## start Information provided

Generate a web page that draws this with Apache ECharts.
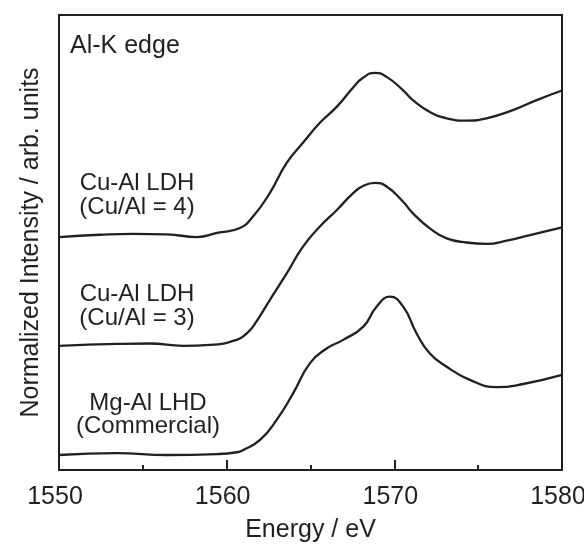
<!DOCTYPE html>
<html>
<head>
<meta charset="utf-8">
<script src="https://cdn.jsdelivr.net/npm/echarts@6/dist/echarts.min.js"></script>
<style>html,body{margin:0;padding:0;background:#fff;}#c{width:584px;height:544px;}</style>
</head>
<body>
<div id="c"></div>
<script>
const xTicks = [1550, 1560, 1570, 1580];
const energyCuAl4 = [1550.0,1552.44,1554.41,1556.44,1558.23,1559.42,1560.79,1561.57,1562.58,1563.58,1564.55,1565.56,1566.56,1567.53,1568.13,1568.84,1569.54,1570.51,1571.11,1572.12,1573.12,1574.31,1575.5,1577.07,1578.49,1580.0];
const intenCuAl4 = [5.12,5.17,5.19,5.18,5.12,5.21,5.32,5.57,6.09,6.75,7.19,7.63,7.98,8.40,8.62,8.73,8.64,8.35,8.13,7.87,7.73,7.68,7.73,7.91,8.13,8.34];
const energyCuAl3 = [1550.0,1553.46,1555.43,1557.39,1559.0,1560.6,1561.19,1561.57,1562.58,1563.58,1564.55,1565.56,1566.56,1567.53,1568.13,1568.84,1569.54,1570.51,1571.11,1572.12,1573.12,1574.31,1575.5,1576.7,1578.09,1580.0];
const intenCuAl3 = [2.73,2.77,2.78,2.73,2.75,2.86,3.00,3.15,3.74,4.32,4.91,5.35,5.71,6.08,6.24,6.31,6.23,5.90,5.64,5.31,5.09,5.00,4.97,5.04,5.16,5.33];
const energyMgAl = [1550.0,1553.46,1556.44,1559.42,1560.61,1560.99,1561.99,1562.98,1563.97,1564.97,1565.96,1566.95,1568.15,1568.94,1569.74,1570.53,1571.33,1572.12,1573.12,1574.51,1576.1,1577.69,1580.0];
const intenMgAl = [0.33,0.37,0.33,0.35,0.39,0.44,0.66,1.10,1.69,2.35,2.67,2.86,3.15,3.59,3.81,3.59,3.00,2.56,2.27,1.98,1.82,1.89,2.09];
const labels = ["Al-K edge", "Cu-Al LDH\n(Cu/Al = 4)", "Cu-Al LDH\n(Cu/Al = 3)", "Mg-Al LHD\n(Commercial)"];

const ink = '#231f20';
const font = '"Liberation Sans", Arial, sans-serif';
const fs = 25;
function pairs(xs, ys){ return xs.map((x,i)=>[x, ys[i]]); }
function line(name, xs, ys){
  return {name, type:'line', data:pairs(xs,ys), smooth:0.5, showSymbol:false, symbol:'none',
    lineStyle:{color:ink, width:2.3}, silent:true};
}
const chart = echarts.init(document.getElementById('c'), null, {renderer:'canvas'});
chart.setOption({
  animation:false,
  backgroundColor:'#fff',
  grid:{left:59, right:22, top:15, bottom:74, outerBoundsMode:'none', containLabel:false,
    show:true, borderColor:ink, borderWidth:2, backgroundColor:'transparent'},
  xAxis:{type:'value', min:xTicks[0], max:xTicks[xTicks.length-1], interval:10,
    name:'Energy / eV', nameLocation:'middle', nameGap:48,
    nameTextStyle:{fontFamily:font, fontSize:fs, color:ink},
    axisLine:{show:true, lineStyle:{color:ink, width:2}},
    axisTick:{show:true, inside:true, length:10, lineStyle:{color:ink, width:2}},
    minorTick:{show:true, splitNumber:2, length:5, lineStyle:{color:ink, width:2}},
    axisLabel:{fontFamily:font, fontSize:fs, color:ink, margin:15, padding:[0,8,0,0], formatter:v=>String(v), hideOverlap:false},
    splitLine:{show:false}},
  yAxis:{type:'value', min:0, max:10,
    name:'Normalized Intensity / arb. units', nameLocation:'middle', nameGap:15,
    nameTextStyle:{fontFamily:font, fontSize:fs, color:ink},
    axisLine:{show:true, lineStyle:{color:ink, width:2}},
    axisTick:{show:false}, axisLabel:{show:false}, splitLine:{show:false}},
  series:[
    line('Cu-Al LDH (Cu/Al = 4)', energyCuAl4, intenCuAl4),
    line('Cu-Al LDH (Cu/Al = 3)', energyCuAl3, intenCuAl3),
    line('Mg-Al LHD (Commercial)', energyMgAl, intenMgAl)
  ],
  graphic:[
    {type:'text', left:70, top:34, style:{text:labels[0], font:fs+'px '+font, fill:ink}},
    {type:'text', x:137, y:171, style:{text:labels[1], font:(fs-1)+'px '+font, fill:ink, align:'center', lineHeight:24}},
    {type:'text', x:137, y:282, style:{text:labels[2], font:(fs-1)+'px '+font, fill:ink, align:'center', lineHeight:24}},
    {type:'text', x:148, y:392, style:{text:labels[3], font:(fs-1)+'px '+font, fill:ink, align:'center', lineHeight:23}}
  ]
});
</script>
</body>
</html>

## end Information provided

== The problem ==
Transcribe the material exactly, keeping every word and none of the pictures.

== Solved exercise ==
Generate a web page that draws this with Apache ECharts.
<!DOCTYPE html>
<html>
<head>
<meta charset="utf-8">
<script src="https://cdn.jsdelivr.net/npm/echarts@6/dist/echarts.min.js"></script>
<style>html,body{margin:0;padding:0;background:#fff;}#c{width:584px;height:544px;}</style>
</head>
<body>
<div id="c"></div>
<script>
const xTicks = [1550, 1560, 1570, 1580];
const energyCuAl4 = [1550.0,1552.44,1554.41,1556.44,1558.23,1559.42,1560.79,1561.57,1562.58,1563.58,1564.55,1565.56,1566.56,1567.53,1568.13,1568.84,1569.54,1570.51,1571.11,1572.12,1573.12,1574.31,1575.5,1577.07,1578.49,1580.0];
const intenCuAl4 = [5.12,5.17,5.19,5.18,5.12,5.21,5.32,5.57,6.09,6.75,7.19,7.63,7.98,8.40,8.62,8.73,8.64,8.35,8.13,7.87,7.73,7.68,7.73,7.91,8.13,8.34];
const energyCuAl3 = [1550.0,1553.46,1555.43,1557.39,1559.0,1560.6,1561.19,1561.57,1562.58,1563.58,1564.55,1565.56,1566.56,1567.53,1568.13,1568.84,1569.54,1570.51,1571.11,1572.12,1573.12,1574.31,1575.5,1576.7,1578.09,1580.0];
const intenCuAl3 = [2.73,2.77,2.78,2.73,2.75,2.86,3.00,3.15,3.74,4.32,4.91,5.35,5.71,6.08,6.24,6.31,6.23,5.90,5.64,5.31,5.09,5.00,4.97,5.04,5.16,5.33];
const energyMgAl = [1550.0,1553.46,1556.44,1559.42,1560.61,1560.99,1561.99,1562.98,1563.97,1564.97,1565.96,1566.95,1568.15,1568.94,1569.74,1570.53,1571.33,1572.12,1573.12,1574.51,1576.1,1577.69,1580.0];
const intenMgAl = [0.33,0.37,0.33,0.35,0.39,0.44,0.66,1.10,1.69,2.35,2.67,2.86,3.15,3.59,3.81,3.59,3.00,2.56,2.27,1.98,1.82,1.89,2.09];
const labels = ["Al-K edge", "Cu-Al LDH\n(Cu/Al = 4)", "Cu-Al LDH\n(Cu/Al = 3)", "Mg-Al LHD\n(Commercial)"];

const ink = '#231f20';
const font = '"Liberation Sans", Arial, sans-serif';
const fs = 25;
function pairs(xs, ys){ return xs.map((x,i)=>[x, ys[i]]); }
function line(name, xs, ys){
  return {name, type:'line', data:pairs(xs,ys), smooth:0.5, showSymbol:false, symbol:'none',
    lineStyle:{color:ink, width:2.3}, silent:true};
}
const chart = echarts.init(document.getElementById('c'), null, {renderer:'canvas'});
chart.setOption({
  animation:false,
  backgroundColor:'#fff',
  grid:{left:59, right:22, top:15, bottom:74, outerBoundsMode:'none', containLabel:false,
    show:true, borderColor:ink, borderWidth:2, backgroundColor:'transparent'},
  xAxis:{type:'value', min:xTicks[0], max:xTicks[xTicks.length-1], interval:10,
    name:'Energy / eV', nameLocation:'middle', nameGap:48,
    nameTextStyle:{fontFamily:font, fontSize:fs, color:ink},
    axisLine:{show:true, lineStyle:{color:ink, width:2}},
    axisTick:{show:true, inside:true, length:10, lineStyle:{color:ink, width:2}},
    minorTick:{show:true, splitNumber:2, length:5, lineStyle:{color:ink, width:2}},
    axisLabel:{fontFamily:font, fontSize:fs, color:ink, margin:15, padding:[0,8,0,0], formatter:v=>String(v), hideOverlap:false},
    splitLine:{show:false}},
  yAxis:{type:'value', min:0, max:10,
    name:'Normalized Intensity / arb. units', nameLocation:'middle', nameGap:15,
    nameTextStyle:{fontFamily:font, fontSize:fs, color:ink},
    axisLine:{show:true, lineStyle:{color:ink, width:2}},
    axisTick:{show:false}, axisLabel:{show:false}, splitLine:{show:false}},
  series:[
    line('Cu-Al LDH (Cu/Al = 4)', energyCuAl4, intenCuAl4),
    line('Cu-Al LDH (Cu/Al = 3)', energyCuAl3, intenCuAl3),
    line('Mg-Al LHD (Commercial)', energyMgAl, intenMgAl)
  ],
  graphic:[
    {type:'text', left:70, top:34, style:{text:labels[0], font:fs+'px '+font, fill:ink}},
    {type:'text', x:137, y:171, style:{text:labels[1], font:(fs-1)+'px '+font, fill:ink, align:'center', lineHeight:24}},
    {type:'text', x:137, y:282, style:{text:labels[2], font:(fs-1)+'px '+font, fill:ink, align:'center', lineHeight:24}},
    {type:'text', x:148, y:392, style:{text:labels[3], font:(fs-1)+'px '+font, fill:ink, align:'center', lineHeight:23}}
  ]
});
</script>
</body>
</html>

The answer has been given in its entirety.